It wasn't clear it was in the cards. In fact, until yesterday it appeared as if gold was going to roll over again, unable to push past a major technical hurdle around $1269. With the right circumstances and a little luck though, gold futures sent a clear message that they're in an uptrend.
The daily chart of gold below tells the tale. The big technical ceiling was a combination of the 200-day moving average line (green) and the 61.8% Fibonacci retracement line... a retracement of the span between the December-2015 low of $1069 and the July-2016 high of $1392. The $1269 level had even acted as resistance before -- in February -- and did so again late last week. After some wrangling though, the bears gave in and the bulls won the day. Now above $1269, it becomes much easier for gold's bulls to push forward.
With all of the key moving average lines in the rear-view mirror, the next logical ceiling for gold is back at the previous peak of $1392. That's not a terribly realistic target though... at least not straight-away. It may ultimately get there, but gold is apt to bump into a major headwind or two in the meantime.
The most plausible interim target is the $1317 area, where gold futures peaked in November of last year, but also where they found a floor in September. Indeed, that area's been support and resistance a handful of times in the recent past.
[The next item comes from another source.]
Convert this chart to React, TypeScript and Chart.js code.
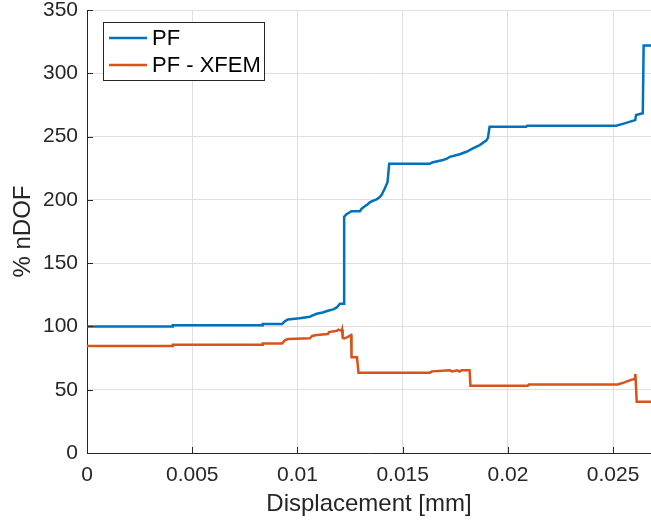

That line in the sand makes the most sense as a checkpoint target, meaning we'll look for a move to that value first and then reassess the odds of finishing the move to $1392. Obviously a move beyond $1317 would be a good sign that the ball's going to go ahead and roll all the way to $1392. But, first things first.
In any case, the new bullishness from gold has implications, in conjunction with what's going on with stocks as well as bonds.
Generally speaking, between stocks, bonds, and commodities [we'll use gold as the proxy], at least one of the three is always rising, and at least one of the three is always falling. There are occasional short-lived exceptions, but by and large they each tend to gain at another's expense, and/or fall to the benefit of another. The performance-comparison chart below makes this idea pretty clear. Though they all moved in tandem in the latter half of 2016, as of November stocks diverged from gold and bonds.
Take a closer look though. All things being cyclical, the recent strength from gold and bonds is clear, as is the recent lull from equities. Stocks aren't in any major apparent trouble yet, but there's no denying gold and bonds (partially, though not entirely, for the same reason) are rallying. If they continue to do so, it's only a matter of time before traders pull money out of stock holdings in a big way and allocate those proceeds to the better-performing arenas of bonds and gold.
Obviously there are no guarantees in trading, but charts don't lie. Bonds and gold are both making higher highs right now, and stocks aren't. Until that undertow clearly changes, it can't hurt to keep this possibility in the back of your mind.